The Blairs pushed these recorded water sounds through a series of filters and midi-circuits to create electronic tones that could be built into an ambient soundscape. The 15-minute surround-sound piece has been installed inside the dry, crumbling pools.

“There is a super-generous reverb. When we press stop, there is a two-second reverb tail,” said Blair. “There’s a washiness to it, and a fluidity to it, inspired by water.”

The soundscape is accompanied by a light installation by the New York-based company Luce, which installed a bank of gently colored lights that mimic the ripple of water on the arced ceiling of the pool cavern.

The installation has been in place for a few weeks, but very few people have heard it. The pools are not open to the public.

The director of the Philadelphia Waterworks, Karen Young, has been taking selected visitors through the space to introduce them to what the space could be. She would like to see it used as a conference center, or a performance space, in order to further dialogues about the science, politics, and history of water.

“We wanted to be part of last week’s Greenbuild conference, but we simply did not have a space large enough,” said Young, referring to a national conference of environmental builders held in Philadelphia. “We want to be the moderate-sized space for conferences, because the desire to learn more about water and stormwater management and environmental issues is growing.
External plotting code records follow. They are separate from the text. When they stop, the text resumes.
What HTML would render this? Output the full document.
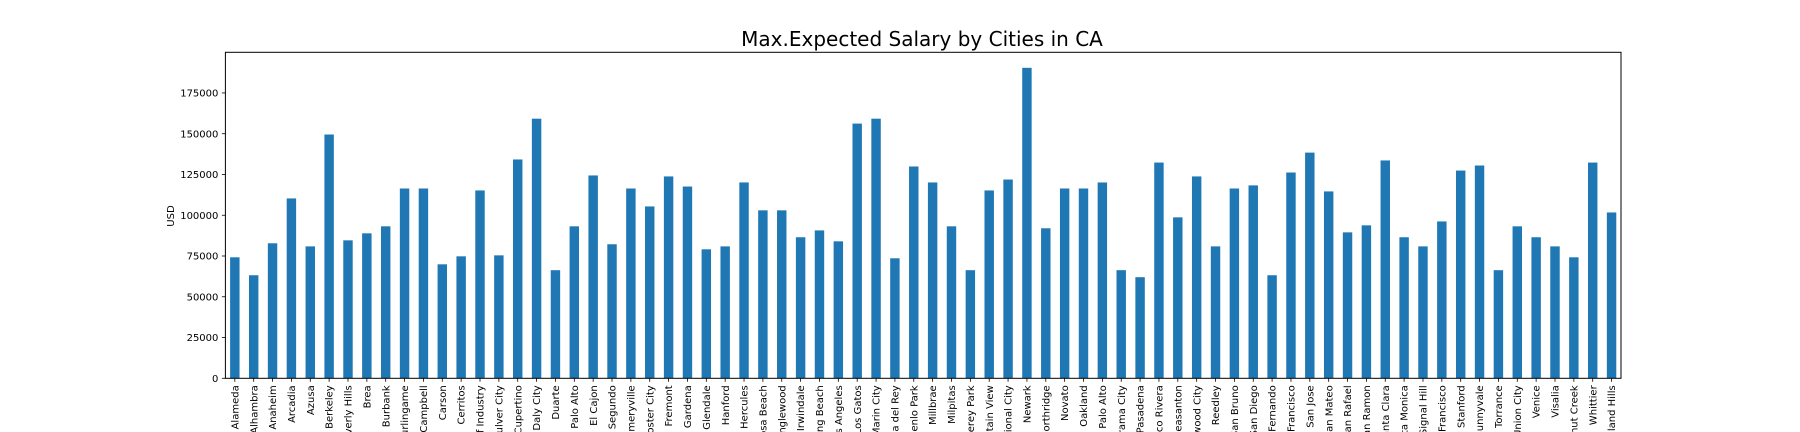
<!DOCTYPE html>
<html><head><meta charset="utf-8"><style>
html,body{margin:0;padding:0;background:#fff;width:1800px;height:432px;overflow:hidden;}
svg{display:block;font-family:"DejaVu Sans","Liberation Sans",sans-serif;overflow:hidden;}
</style></head><body>
<svg id="chart" width="1800" height="432" viewBox="0 0 1800 432">
<defs><clipPath id="frameclip"><rect x="0" y="0" width="1800" height="432"/></clipPath></defs>
<rect width="1800" height="432" fill="#fff"/>
<text x="922" y="46" font-size="20" text-anchor="middle" fill="#000">Max.Expected Salary by Cities in CA</text>
<text transform="translate(174,216) rotate(-90)" font-size="10" text-anchor="middle" fill="#000">USD</text>
<g id="bars"></g>
<g id="yaxis"></g>
<g id="xaxis" clip-path="url(#frameclip)"></g>
<rect x="225.4" y="52.3" width="1395.6" height="326" fill="none" stroke="#000" stroke-width="1"/>
</svg>
<script>
const categories = ["Alameda","Alhambra","Anaheim","Arcadia","Azusa","Berkeley","Beverly Hills","Brea","Burbank","Burlingame","Campbell","Carson","Cerritos","City of Industry","Culver City","Cupertino","Daly City","Duarte","East Palo Alto","El Cajon","El Segundo","Emeryville","Foster City","Fremont","Gardena","Glendale","Hanford","Hercules","Hermosa Beach","Inglewood","Irwindale","Long Beach","Los Angeles","Los Gatos","Marin City","Marina del Rey","Menlo Park","Millbrae","Milpitas","Monterey Park","Mountain View","National City","Newark","Northridge","Novato","Oakland","Palo Alto","Panorama City","Pasadena","Pico Rivera","Pleasanton","Redwood City","Reedley","San Bruno","San Diego","San Fernando","San Francisco","San Jose","San Mateo","San Rafael","San Ramon","Santa Clara","Santa Monica","Signal Hill","South San Francisco","Stanford","Sunnyvale","Torrance","Union City","Venice","Visalia","Walnut Creek","Whittier","Woodland Hills"];
const salaries = [74200,63200,82800,110300,80900,149500,84600,88900,93200,116400,116400,69900,74800,115200,75400,134200,159200,66300,93200,124400,82200,116400,105400,123800,117600,79100,80900,120100,103000,103000,86500,90700,84000,156200,159200,73600,129900,120100,93200,66300,115200,121900,190400,92000,116400,116400,120100,66300,62000,132300,98700,123800,80900,116400,118300,63200,126200,138400,114600,89500,93800,133600,86500,80900,96200,127400,130500,66300,93200,86500,80900,74200,132300,101700];
const yTicks = [0,25000,50000,75000,100000,125000,150000,175000];

const NS = "http://www.w3.org/2000/svg";
const L = 225.4, R = 1621, T = 52.3, B = 378.3;
const yMax = Math.max(...salaries) * 1.05;
function yScale(v){ return B - v / yMax * (B - T); }
const step = (R - L) / categories.length;
function xCenter(i){ return L + step * (i + 0.5); }
function mk(tag, attrs){ const e = document.createElementNS(NS, tag); for (const k in attrs) e.setAttribute(k, attrs[k]); return e; }

const bars = document.getElementById('bars');
salaries.forEach((v, i) => {
  const w = step * 0.5;
  const r = mk('rect', {x: xCenter(i) - w/2, y: yScale(v), width: w, height: B - yScale(v), fill: '#1f77b4'});
  
  
  bars.appendChild(r);
});

const ya = document.getElementById('yaxis');
yTicks.forEach(t => {
  const y = yScale(t);
  const ln = mk('line', {x1: L - 3.5, x2: L, y1: y, y2: y, stroke: '#000', 'stroke-width': 0.8});
  
  
  ya.appendChild(ln);
  const tx = mk('text', {x: L - 7, y: y + 3.6, 'font-size': 10, 'text-anchor': 'end', fill: '#000'});
  
  
  tx.textContent = String(t);
  ya.appendChild(tx);
});

const xa = document.getElementById('xaxis');
categories.forEach((c, i) => {
  const x = xCenter(i);
  const ln = mk('line', {x1: x, x2: x, y1: B, y2: B + 3.5, stroke: '#000', 'stroke-width': 0.8});
  
  
  xa.appendChild(ln);
  const tx = mk('text', {transform: 'translate(' + (x + 3.6) + ',' + (B + 7) + ') rotate(-90)', 'font-size': 10, 'text-anchor': 'end', fill: '#000'});
  
  
  tx.textContent = c;
  xa.appendChild(tx);
});
</script>
</body></html>
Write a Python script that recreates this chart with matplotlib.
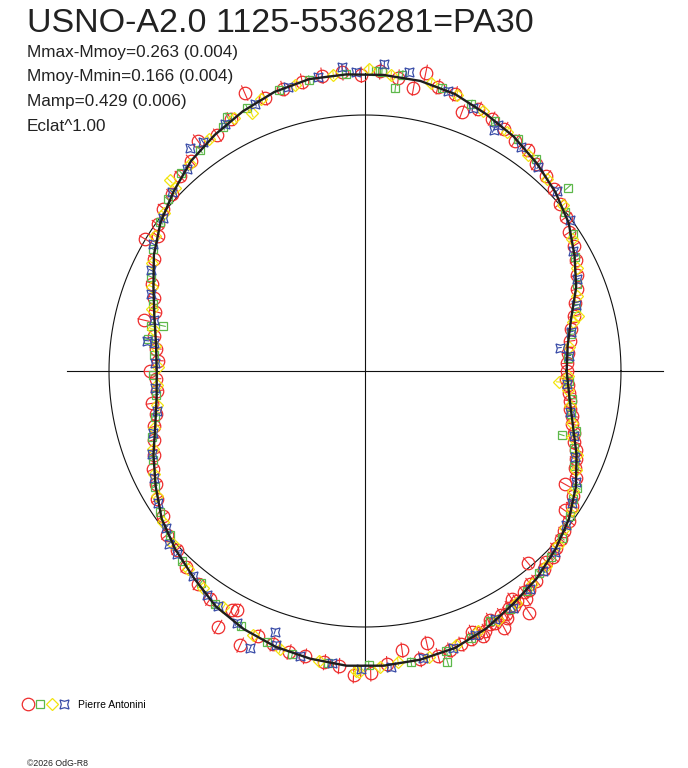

We want to be part of telling those stories. We just need a little more room to do it in.”

The pools and a small, off-limits space between the pools and the Waterworks Interpretive Center, have mostly been used for storage. There are still rusty pieces of industrial detritus dating back decades in the space.

“It’s caught in a time capsule,” said Young. “It’s been trapped since 1972. It hasn’t changed.”

The public will be able to see and hear the space for one day next month. On Dec. 14, the Blair Brothers in collaboration with Craig Hendrix (Agave Opera Company) and a team of artists will stage an original opera, “Tributaries,” in the pools. The concert cantata with eight-piece orchestra and three singers will be sung from the perspective of the region’s major waterways, as though the rivers were characters.

“I grew up with opera. My mother sang opera,” said Young. “The Blair Brothers and I had a conversation about music, and one thing leads to another. Now opera is on the table.”